Today our guest blogger is Judith Lawrence. Judith takes us deeper in our spiritual journey as we think about minute by minute communion with God.

Contemplatives Without Cloisters

Lately, I’ve come across a number of references in spiritual books about ordinary people being contemplatives without cloisters, or mystics without monasteries. These people live their lives in a close relationship with God but do not wish to leave the life in which they currently find themselves—they do not wish to cut themselves off from their family or work and enter a separate community such as a convent. I count myself in that number.

It seems that many people desire to be mystics (i.e. people called to know God through divine mystery) outside a monastery; they desire to be one with the divine but don’t desire to leave the world in order to do this.

Is this possible? Can we be at one with God and remain in the situation we are now? If we are willing to pursue God’s call to be a mystic, I believe it is possible.

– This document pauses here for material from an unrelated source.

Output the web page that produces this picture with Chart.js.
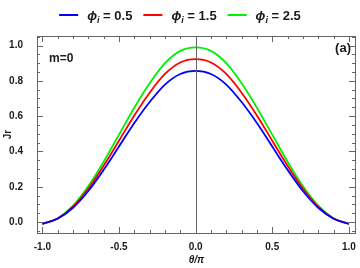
<!DOCTYPE html>
<html>
<head>
<meta charset="utf-8">
<script src="https://cdn.jsdelivr.net/npm/chart.js@4.4.1/dist/chart.umd.min.js"></script>
<style>
  html, body { margin: 0; padding: 0; background: #fff; }
  #wrap { width: 360px; height: 268px; }
</style>
</head>
<body>
<div id="wrap"><canvas id="jr" width="360" height="268"></canvas></div>
<script>
// theta / pi
const theta = [-1.0, -0.9, -0.8, -0.7, -0.6, -0.5, -0.4, -0.3, -0.2, -0.1, 0.0,
                0.1,  0.2,  0.3,  0.4,  0.5,  0.6,  0.7,  0.8,  0.9, 1.0];

const phiValues = ['0.5', '1.5', '2.5'];
const lineColors = ['#0000ff', '#ff0000', '#00f000'];

// Jr
const jrPhi05 = [-0.01, 0.019, 0.081, 0.176, 0.296, 0.428, 0.561, 0.680, 0.779, 0.839, 0.857,
                  0.839, 0.779, 0.680, 0.561, 0.428, 0.296, 0.176, 0.081, 0.019, -0.01];
const jrPhi15 = [-0.01, 0.020, 0.087, 0.190, 0.319, 0.461, 0.604, 0.733, 0.839, 0.904, 0.923,
                  0.904, 0.839, 0.733, 0.604, 0.461, 0.319, 0.190, 0.087, 0.020, -0.01];
const jrPhi25 = [-0.01, 0.022, 0.093, 0.204, 0.342, 0.495, 0.648, 0.786, 0.900, 0.970, 0.990,
                  0.970, 0.900, 0.786, 0.648, 0.495, 0.342, 0.204, 0.093, 0.022, -0.01];

const xTicks = [-1.0, -0.5, 0.0, 0.5, 1.0];
const yTicks = [0.0, 0.2, 0.4, 0.6, 0.8, 1.0];

const FONT = '"Liberation Sans", Arial, sans-serif';
const FRAME = '#666666';
const TEXT = '#1a1a1a';

const series = [jrPhi05, jrPhi15, jrPhi25];

const datasets = series.map((vals, i) => ({
    label: phiValues[i],
    data: theta.map((t, k) => ({ x: t, y: vals[k] })),
    borderColor: lineColors[i],
    borderWidth: 1.8,
    pointRadius: 0,
    cubicInterpolationMode: 'monotone',
    fill: false
}));

// frame, inward ticks, legend and labels
const decorations = {
    id: 'decorations',
    afterDatasetsDraw(chart) {
        const { ctx, chartArea: a, scales: { x, y } } = chart;
        ctx.save();
        ctx.strokeStyle = FRAME;
        ctx.lineWidth = 1;

        // zero line
        const x0 = Math.round(x.getPixelForValue(0)) + 0.5;
        ctx.beginPath();
        ctx.moveTo(x0, a.top);
        ctx.lineTo(x0, a.bottom);
        ctx.stroke();

        // frame
        ctx.strokeRect(Math.round(a.left) + 0.5, Math.round(a.top) + 0.5,
                       Math.round(a.right - a.left), Math.round(a.bottom - a.top));

        ctx.beginPath();
        for (let i = -10; i <= 10; i++) {
            const v = i / 10;
            const len = (i % 5 === 0) ? 6 : 3;
            const px = Math.round(x.getPixelForValue(v)) + 0.5;
            ctx.moveTo(px, a.bottom); ctx.lineTo(px, a.bottom - len);
            ctx.moveTo(px, a.top); ctx.lineTo(px, a.top + len);
        }
        for (let i = -1; i <= 21; i++) {
            const v = i / 20;
            if (v > y.max || v < y.min) continue;
            const len = (i % 4 === 0) ? 6 : 3;
            const py = Math.round(y.getPixelForValue(v)) + 0.5;
            ctx.moveTo(a.left, py); ctx.lineTo(a.left + len, py);
            ctx.moveTo(a.right, py); ctx.lineTo(a.right - len, py);
        }
        ctx.stroke();

        // panel texts
        ctx.fillStyle = TEXT;
        ctx.textBaseline = 'alphabetic';
        ctx.font = 'bold 12px ' + FONT;
        ctx.textAlign = 'left';
        ctx.fillText('m=0', 49, 62);
        ctx.textAlign = 'right';
        ctx.font = 'bold 13px ' + FONT;
        ctx.fillText('(a)', 351, 52);

        // axis titles
        ctx.textAlign = 'center';
        ctx.font = 'italic bold 10px ' + FONT;
        ctx.fillText('\u03b8/\u03c0', x0, 263);
        ctx.save();
        ctx.translate(11, (a.top + a.bottom) / 2);
        ctx.rotate(-Math.PI / 2);
        ctx.font = 'bold 10px ' + FONT;
        ctx.fillText('Jr', 0, 0);
        ctx.restore();

        // legend
        const phiFont = 'italic bold 13px ' + FONT;
        const subFont = 'italic bold 9px ' + FONT;
        const valFont = 'bold 13px ' + FONT;
        const lineW = 19, gapLine = 9, gapItem = 11;
        const items = chart.data.datasets.map(ds => {
            ctx.font = phiFont; const wPhi = ctx.measureText('\u03d5').width;
            ctx.font = subFont; const wSub = ctx.measureText('i').width;
            ctx.font = valFont; const wVal = ctx.measureText(' = ' + ds.label).width;
            return { ds, wPhi, wSub, wVal, w: lineW + gapLine + wPhi + wSub + wVal };
        });
        const total = items.reduce((s, it) => s + it.w, 0) + gapItem * (items.length - 1);
        let cx = 180 - total / 2;
        const ly = 15;
        ctx.textAlign = 'left';
        items.forEach(it => {
            ctx.strokeStyle = it.ds.borderColor;
            ctx.lineWidth = 2;
            ctx.beginPath();
            ctx.moveTo(cx, ly); ctx.lineTo(cx + lineW, ly);
            ctx.stroke();
            let tx = cx + lineW + gapLine;
            ctx.fillStyle = TEXT;
            ctx.font = phiFont; ctx.fillText('\u03d5', tx, ly + 5); tx += it.wPhi;
            ctx.font = subFont; ctx.fillText('i', tx, ly + 8); tx += it.wSub;
            ctx.font = valFont; ctx.fillText(' = ' + it.ds.label, tx, ly + 5);
            cx += it.w + gapItem;
        });
        ctx.restore();
    }
};

new Chart(document.getElementById('jr'), {
    type: 'line',
    data: { datasets: datasets },
    options: {
        responsive: false,
        devicePixelRatio: 1,
        animation: false,
        layout: { padding: { top: 36, right: 5, left: 0, bottom: 0 } },
        plugins: { legend: { display: false }, tooltip: { enabled: false } },
        scales: {
            x: {
                type: 'linear',
                min: -1.035,
                max: 1.04,
                afterBuildTicks: s => { s.ticks = xTicks.map(v => ({ value: v })); },
                afterFit: s => { s.height = 35; },
                grid: { display: false },
                border: { display: false },
                ticks: {
                    padding: 0,
                    color: TEXT,
                    font: { family: FONT, size: 10, weight: 'bold' },
                    maxRotation: 0,
                    callback: v => v.toFixed(1)
                }
            },
            y: {
                min: -0.062,
                max: 1.054,
                afterBuildTicks: s => { s.ticks = yTicks.map(v => ({ value: v })); },
                afterFit: s => { s.width = 37; },
                grid: { display: false },
                border: { display: false },
                ticks: {
                    padding: 6,
                    color: TEXT,
                    font: { family: FONT, size: 10, weight: 'bold' },
                    callback: v => v.toFixed(1)
                }
            }
        }
    },
    plugins: [decorations]
});
</script>
</body>
</html>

The call is to prayer, to be at one with the Sacred at any and every given moment of the day or night; answering this call allows us to be in the undercurrent of prayer, the continual flow of communion with God, throughout our days and nights; to see God’s leading in each and every moment whether the moment is revealed in dark’s difficulties or light’s luminescence.

Such a call is answered in faith that the Holy Spirit leads us along the spiritual pathway and enables us to grow in spiritual maturity whether the way is difficult or easy. We will encounter our share of hard times and our portion of easy times as we go through life but, whether hard or easy, all times are God’s times—our times with God.